>> Start SUPPLIED MATERIAL

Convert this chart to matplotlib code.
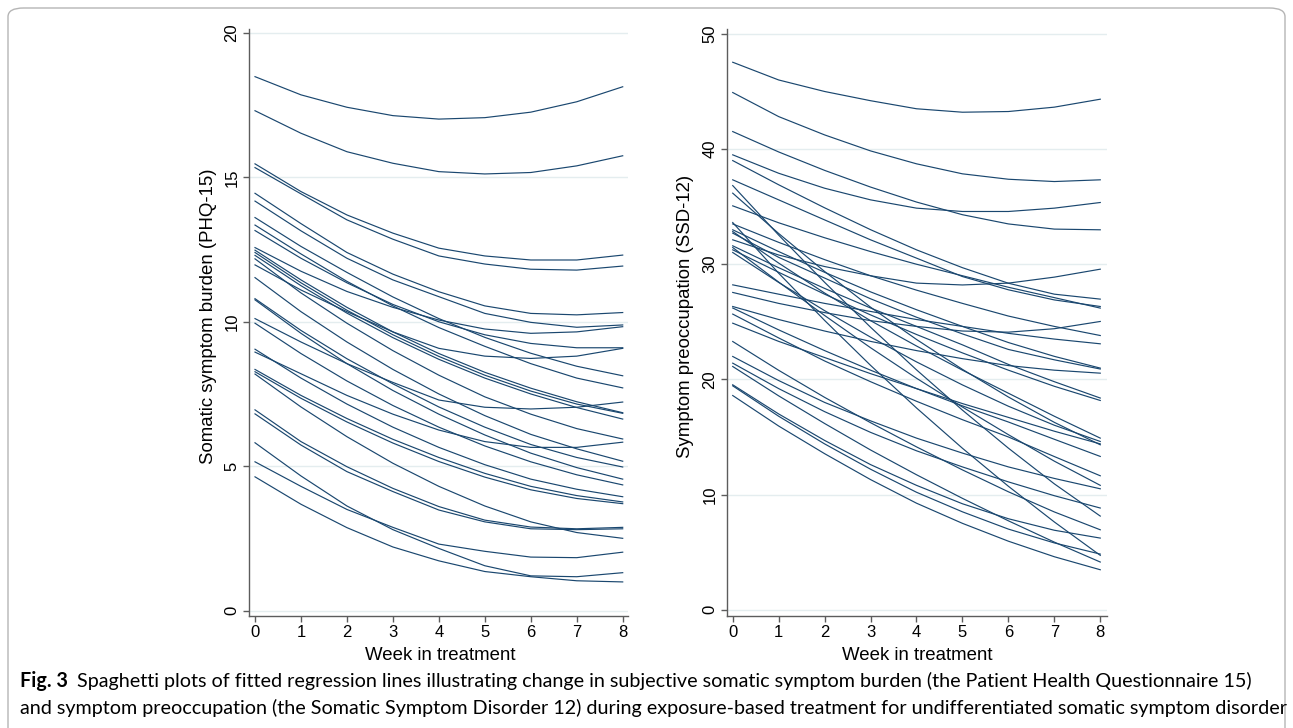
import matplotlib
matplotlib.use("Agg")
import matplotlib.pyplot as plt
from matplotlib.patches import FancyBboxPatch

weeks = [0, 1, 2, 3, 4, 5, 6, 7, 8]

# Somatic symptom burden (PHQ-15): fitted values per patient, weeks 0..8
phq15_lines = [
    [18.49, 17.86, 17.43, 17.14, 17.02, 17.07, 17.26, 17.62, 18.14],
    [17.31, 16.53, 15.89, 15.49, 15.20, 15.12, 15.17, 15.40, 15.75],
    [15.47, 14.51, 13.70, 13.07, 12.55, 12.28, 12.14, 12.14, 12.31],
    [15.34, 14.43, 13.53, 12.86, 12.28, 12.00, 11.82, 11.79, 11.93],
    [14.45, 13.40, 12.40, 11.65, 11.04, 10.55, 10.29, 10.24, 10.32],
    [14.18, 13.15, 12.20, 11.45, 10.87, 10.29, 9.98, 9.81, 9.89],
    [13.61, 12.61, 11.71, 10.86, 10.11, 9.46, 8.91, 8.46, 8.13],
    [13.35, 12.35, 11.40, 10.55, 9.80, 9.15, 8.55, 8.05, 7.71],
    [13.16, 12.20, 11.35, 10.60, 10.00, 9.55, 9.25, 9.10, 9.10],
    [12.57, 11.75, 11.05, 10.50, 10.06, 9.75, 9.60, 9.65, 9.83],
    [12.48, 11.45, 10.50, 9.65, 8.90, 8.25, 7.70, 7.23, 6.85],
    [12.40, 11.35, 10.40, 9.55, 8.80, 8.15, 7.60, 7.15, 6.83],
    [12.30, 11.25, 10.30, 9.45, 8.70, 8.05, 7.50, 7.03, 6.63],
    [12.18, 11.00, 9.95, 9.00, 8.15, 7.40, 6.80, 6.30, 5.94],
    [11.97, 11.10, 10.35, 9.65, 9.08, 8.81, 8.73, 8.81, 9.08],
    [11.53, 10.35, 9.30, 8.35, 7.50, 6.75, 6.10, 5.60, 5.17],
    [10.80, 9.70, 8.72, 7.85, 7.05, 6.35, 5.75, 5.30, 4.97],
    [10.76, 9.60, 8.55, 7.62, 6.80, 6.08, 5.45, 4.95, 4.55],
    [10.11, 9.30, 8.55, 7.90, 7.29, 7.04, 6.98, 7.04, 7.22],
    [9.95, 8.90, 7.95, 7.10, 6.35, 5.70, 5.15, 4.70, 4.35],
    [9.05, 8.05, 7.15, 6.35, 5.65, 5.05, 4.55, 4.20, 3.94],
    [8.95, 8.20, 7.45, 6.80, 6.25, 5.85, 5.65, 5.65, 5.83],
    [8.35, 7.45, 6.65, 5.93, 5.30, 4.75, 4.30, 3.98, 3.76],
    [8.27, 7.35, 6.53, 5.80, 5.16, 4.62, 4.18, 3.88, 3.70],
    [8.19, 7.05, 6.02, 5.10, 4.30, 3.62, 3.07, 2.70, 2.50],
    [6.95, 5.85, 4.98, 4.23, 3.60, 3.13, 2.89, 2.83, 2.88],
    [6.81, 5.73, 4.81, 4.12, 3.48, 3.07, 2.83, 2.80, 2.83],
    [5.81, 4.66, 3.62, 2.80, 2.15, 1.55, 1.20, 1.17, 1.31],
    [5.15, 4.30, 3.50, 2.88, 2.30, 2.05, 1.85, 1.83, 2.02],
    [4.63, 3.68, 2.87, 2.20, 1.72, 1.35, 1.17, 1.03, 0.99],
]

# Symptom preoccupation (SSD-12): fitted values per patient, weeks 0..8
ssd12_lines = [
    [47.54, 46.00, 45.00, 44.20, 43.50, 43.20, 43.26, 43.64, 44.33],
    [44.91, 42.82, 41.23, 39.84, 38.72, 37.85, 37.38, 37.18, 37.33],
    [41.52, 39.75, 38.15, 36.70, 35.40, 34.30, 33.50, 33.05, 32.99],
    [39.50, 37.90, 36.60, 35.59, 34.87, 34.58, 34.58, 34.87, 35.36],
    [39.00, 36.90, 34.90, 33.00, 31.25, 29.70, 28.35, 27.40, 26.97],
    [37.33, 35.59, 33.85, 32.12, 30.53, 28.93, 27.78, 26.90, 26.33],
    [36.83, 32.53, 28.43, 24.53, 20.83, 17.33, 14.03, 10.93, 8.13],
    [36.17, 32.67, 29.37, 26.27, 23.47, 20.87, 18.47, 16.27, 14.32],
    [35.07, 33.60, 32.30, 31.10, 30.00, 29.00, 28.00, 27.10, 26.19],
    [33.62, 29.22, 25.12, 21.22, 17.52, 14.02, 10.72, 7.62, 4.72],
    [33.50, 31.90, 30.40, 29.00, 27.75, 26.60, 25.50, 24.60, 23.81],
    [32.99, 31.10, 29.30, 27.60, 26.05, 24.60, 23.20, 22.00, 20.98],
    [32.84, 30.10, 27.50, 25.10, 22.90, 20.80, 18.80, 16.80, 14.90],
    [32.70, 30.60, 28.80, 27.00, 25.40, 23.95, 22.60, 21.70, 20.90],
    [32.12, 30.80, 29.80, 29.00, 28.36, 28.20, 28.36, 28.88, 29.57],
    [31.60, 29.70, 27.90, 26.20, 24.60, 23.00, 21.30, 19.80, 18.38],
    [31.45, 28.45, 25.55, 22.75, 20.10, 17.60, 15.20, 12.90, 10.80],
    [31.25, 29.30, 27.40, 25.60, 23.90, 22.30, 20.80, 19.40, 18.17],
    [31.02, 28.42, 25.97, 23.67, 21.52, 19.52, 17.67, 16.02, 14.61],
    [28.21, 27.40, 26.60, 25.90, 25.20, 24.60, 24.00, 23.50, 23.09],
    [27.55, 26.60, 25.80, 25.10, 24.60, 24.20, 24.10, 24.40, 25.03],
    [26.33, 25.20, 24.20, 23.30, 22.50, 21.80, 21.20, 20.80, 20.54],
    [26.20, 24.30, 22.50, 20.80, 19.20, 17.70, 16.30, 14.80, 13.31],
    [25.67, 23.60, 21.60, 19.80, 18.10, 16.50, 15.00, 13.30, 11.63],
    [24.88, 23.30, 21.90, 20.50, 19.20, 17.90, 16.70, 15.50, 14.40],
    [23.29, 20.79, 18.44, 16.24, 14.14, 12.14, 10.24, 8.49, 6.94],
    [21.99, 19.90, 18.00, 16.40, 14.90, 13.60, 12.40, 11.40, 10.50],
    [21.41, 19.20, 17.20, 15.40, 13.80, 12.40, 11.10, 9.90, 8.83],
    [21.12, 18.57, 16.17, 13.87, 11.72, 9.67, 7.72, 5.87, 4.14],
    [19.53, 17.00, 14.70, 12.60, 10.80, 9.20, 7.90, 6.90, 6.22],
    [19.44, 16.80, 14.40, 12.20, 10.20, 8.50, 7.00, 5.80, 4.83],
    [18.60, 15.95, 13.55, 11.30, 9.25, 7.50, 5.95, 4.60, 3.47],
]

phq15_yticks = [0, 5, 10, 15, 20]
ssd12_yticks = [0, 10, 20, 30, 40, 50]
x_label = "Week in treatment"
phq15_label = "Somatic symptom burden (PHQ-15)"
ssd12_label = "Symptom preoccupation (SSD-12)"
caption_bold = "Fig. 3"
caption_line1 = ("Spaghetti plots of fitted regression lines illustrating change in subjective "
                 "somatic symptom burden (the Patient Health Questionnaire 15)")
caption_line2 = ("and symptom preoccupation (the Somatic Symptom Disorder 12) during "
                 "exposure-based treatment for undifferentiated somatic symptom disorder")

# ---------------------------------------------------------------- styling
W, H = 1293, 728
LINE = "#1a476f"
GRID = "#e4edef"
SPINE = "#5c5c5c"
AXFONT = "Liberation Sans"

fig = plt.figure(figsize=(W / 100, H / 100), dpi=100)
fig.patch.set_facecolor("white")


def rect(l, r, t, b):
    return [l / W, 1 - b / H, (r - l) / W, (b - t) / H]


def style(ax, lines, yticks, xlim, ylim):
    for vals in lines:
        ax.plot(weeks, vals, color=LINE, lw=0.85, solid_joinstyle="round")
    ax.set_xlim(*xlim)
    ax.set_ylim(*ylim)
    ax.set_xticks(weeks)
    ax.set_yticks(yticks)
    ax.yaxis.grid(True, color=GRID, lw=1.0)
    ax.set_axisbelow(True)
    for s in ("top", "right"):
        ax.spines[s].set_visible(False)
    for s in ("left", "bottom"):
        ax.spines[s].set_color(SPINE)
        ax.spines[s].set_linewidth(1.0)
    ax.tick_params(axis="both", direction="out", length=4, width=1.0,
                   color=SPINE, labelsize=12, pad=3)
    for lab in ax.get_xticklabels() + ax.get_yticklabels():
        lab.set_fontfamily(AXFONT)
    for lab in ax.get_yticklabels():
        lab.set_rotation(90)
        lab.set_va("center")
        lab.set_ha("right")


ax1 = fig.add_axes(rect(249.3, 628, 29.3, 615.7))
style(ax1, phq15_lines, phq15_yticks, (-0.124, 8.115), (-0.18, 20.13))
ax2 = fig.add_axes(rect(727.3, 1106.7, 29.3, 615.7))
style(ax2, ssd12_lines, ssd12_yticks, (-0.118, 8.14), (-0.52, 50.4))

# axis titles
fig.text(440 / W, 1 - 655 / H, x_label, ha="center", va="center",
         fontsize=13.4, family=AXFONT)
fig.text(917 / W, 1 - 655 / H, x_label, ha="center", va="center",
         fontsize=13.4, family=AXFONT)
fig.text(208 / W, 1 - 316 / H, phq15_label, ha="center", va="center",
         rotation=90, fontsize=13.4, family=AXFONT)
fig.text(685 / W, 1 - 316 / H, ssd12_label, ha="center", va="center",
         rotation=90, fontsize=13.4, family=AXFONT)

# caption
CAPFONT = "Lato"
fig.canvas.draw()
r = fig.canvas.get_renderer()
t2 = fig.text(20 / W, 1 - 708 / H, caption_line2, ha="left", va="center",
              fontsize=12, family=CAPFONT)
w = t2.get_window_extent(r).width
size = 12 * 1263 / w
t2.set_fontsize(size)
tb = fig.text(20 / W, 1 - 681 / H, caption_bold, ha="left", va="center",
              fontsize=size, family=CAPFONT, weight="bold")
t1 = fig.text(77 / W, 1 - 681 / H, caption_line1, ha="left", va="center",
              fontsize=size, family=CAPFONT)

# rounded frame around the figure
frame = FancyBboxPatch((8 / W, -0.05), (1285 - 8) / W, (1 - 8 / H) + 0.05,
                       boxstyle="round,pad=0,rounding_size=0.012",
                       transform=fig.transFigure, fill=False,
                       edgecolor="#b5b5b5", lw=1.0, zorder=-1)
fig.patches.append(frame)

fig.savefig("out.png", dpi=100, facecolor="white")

>> End SUPPLIED MATERIAL

▶ SHORT TASK
Write out again, exactly, the lines from the start of the listing up to the line containing "weeks = [0, 1, 2, 3, 4, 5, 6, 7, 8]", with both ends and without pictures.

▶ FULL SOLUTION
Convert this chart to matplotlib code.
import matplotlib
matplotlib.use("Agg")
import matplotlib.pyplot as plt
from matplotlib.patches import FancyBboxPatch

weeks = [0, 1, 2, 3, 4, 5, 6, 7, 8]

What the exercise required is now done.